Is your blog a Rolls or a Trabant?
Much as we might laugh at the Trabants that East Germany used to turn out as being unreliable and prone to break down, sadly that’s what many blogs seem to look like these days.
Oh, they don’t break down, but the quality of the workmanship that you see in some of the posts is really deplorable. What’s perhaps worse is that a lot of those low quality blogs are taking sponsored posts and if anything the quality of the posts that they get paid for is even worse than the norm for them.
Why do the advertisers put up with it? OK, they might just want the link from the blog but do they really want their product to be associated with shoddy workmanship? After all, the authors of these posts are numbered amongst their suppliers ultimately. Surely they can’t be so uncritical to accept what are often very shoddy posts indeed?

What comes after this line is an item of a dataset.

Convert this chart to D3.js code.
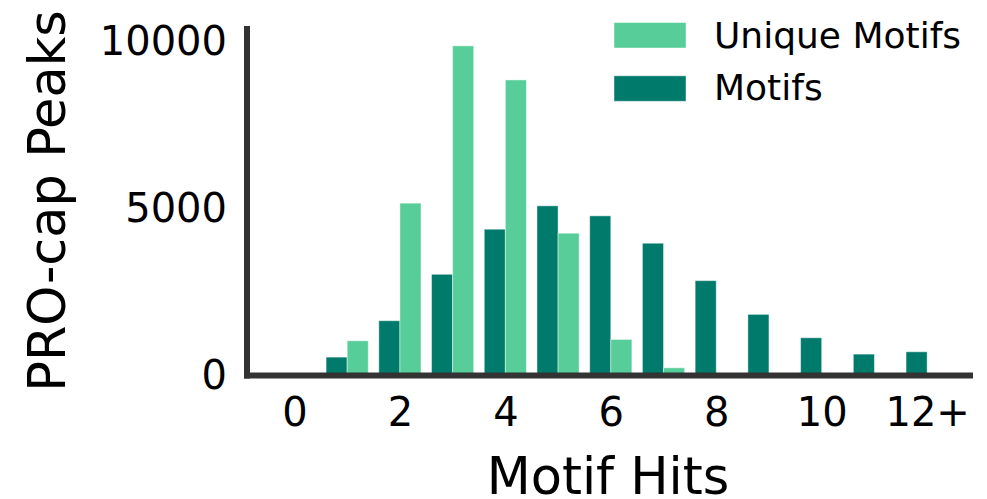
<!DOCTYPE html>
<html>
<head>
<meta charset="utf-8">
<script src="https://cdn.jsdelivr.net/npm/d3@7"></script>
<style>
  body { margin: 0; background: #fff; }
  svg { display: block; font-family: "DejaVu Sans", sans-serif; }
</style>
</head>
<body>
<svg width="987" height="499"></svg>
<script>
var categories = ["0", "1", "2", "3", "4", "5", "6", "7", "8", "9", "10", "11", "12+"];
var motifs       = [0, 550, 1640, 3030, 4380, 5080, 4780, 3960, 2840, 1830, 1130, 640, 710];
var uniqueMotifs = [0, 1040, 5160, 9870, 8850, 4260, 1080, 230, 0, 0, 0, 0, 0];
var xTicks = [0, 2, 4, 6, 8, 10, 12];
var yTicks = [0, 5000, 10000];

var lightColor = "#57cd99";
var darkColor = "#007a6b";
var spineColor = "#333333";

var width = 987;
var height = 499;
var margin = {left: 247, right: 14, top: 26, bottom: 124};

var x = d3.scaleLinear().domain([-0.9, 12.87]).range([margin.left, width - margin.right]);
var y = d3.scaleLinear().domain([0, 10000]).range([375.5, 41.5]);
var barW = x(0.4) - x(0);

var svg = d3.select('svg');

// bars
svg.append('g').selectAll('rect')
  .data(motifs)
  .enter()
  .append('rect')
  .attr('x', function (d, i) { return x(i - 0.4); })
  .attr('y', function (d) { return y(d); })
  .attr('width', barW)
  .attr('height', function (d) { return y(0) - y(d); })
  .attr('fill', darkColor)
  .attr('stroke', 'rgba(255,255,255,0.45)')
  .attr('stroke-width', 1);

svg.append('g').selectAll('rect')
  .data(uniqueMotifs)
  .enter()
  .append('rect')
  .attr('x', function (d, i) { return x(i); })
  .attr('y', function (d) { return y(d); })
  .attr('width', barW)
  .attr('height', function (d) { return y(0) - y(d); })
  .attr('fill', lightColor)
  .attr('stroke', 'rgba(255,255,255,0.45)')
  .attr('stroke-width', 1);

// axes (labels only, spines drawn below)
var axisLeft = d3.axisLeft(y).tickValues(yTicks).tickFormat(d3.format('d'))
  .tickSize(0).tickPadding(20);
var axisBottom = d3.axisBottom(x).tickValues(xTicks)
  .tickFormat(function (d) { return categories[d]; })
  .tickSize(0).tickPadding(21.6);

var gy = svg.append('g')
  .attr('transform', 'translate(' + margin.left + ',0)')
  .call(axisLeft);
var gx = svg.append('g')
  .attr('transform', 'translate(0,' + y(0) + ')')
  .call(axisBottom);

[gx, gy].forEach(function (g) {
  g.select('.domain').remove();
  g.selectAll('text')
    .attr('font-family', '"DejaVu Sans", sans-serif')
    .attr('font-size', 40)
    .attr('fill', '#000');
});

// spines
svg.append('line')
  .attr('x1', margin.left).attr('x2', margin.left)
  .attr('y1', margin.top).attr('y2', y(0) + 3)
  .attr('stroke', spineColor).attr('stroke-width', 6);
svg.append('line')
  .attr('x1', margin.left - 3).attr('x2', width - margin.right)
  .attr('y1', y(0)).attr('y2', y(0))
  .attr('stroke', spineColor).attr('stroke-width', 6);

// text label for the y axis
svg.append('text')
  .attr('transform', 'translate(65,201) rotate(-90)')
  .attr('text-anchor', 'middle')
  .attr('font-size', 51)
  .text('PRO-cap Peaks');

// text label for the x axis
svg.append('text')
  .attr('x', 608)
  .attr('y', 494)
  .attr('text-anchor', 'middle')
  .attr('font-size', 51)
  .text('Motif Hits');

// legend
var legendItems = [
  {label: 'Unique Motifs', color: lightColor},
  {label: 'Motifs', color: darkColor}
];
var legend = svg.append('g');
legend.selectAll('rect')
  .data(legendItems)
  .enter()
  .append('rect')
  .attr('x', 614)
  .attr('y', function (d, i) { return 22.5 + i * 53.3; })
  .attr('width', 72)
  .attr('height', 25.5)
  .attr('fill', function (d) { return d.color; })
  .attr('stroke', 'rgba(255,255,255,0.45)')
  .attr('stroke-width', 1);
legend.selectAll('text')
  .data(legendItems)
  .enter()
  .append('text')
  .attr('x', 714)
  .attr('y', function (d, i) { return 47.5 + i * 52.5; })
  .attr('font-size', 36)
  .text(function (d) { return d.label; });
</script>
</body>
</html>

How bad are they? How about “you must visit this site. i think there products are really great. visit this site they have great products.”? I’ve paraphrased the real example so you can’t search for the actual blog entry that was based on (which was worse than that).
Good quality writing doesn’t mean that it can’t be about trashy subjects. Whilst many would call The Sun a trashy paper, every one of their articles is well written. Sure the writing style is laid back but it suits the content just as the relatively dense writing style of The Times suits it’s content and readership.
Just as there’s a range of writing styles in newspapers, so too one would expect there to be a range of writing styles in blogs. That doesn’t mean that the spelling, grammar and repetitiveness of my example is acceptable though because it isn’t and especially so since the advertiser paid $50 for it (quite why they approved payment is beyond me).
I’m not saying that you need perfection from day one but you should at least aim for that.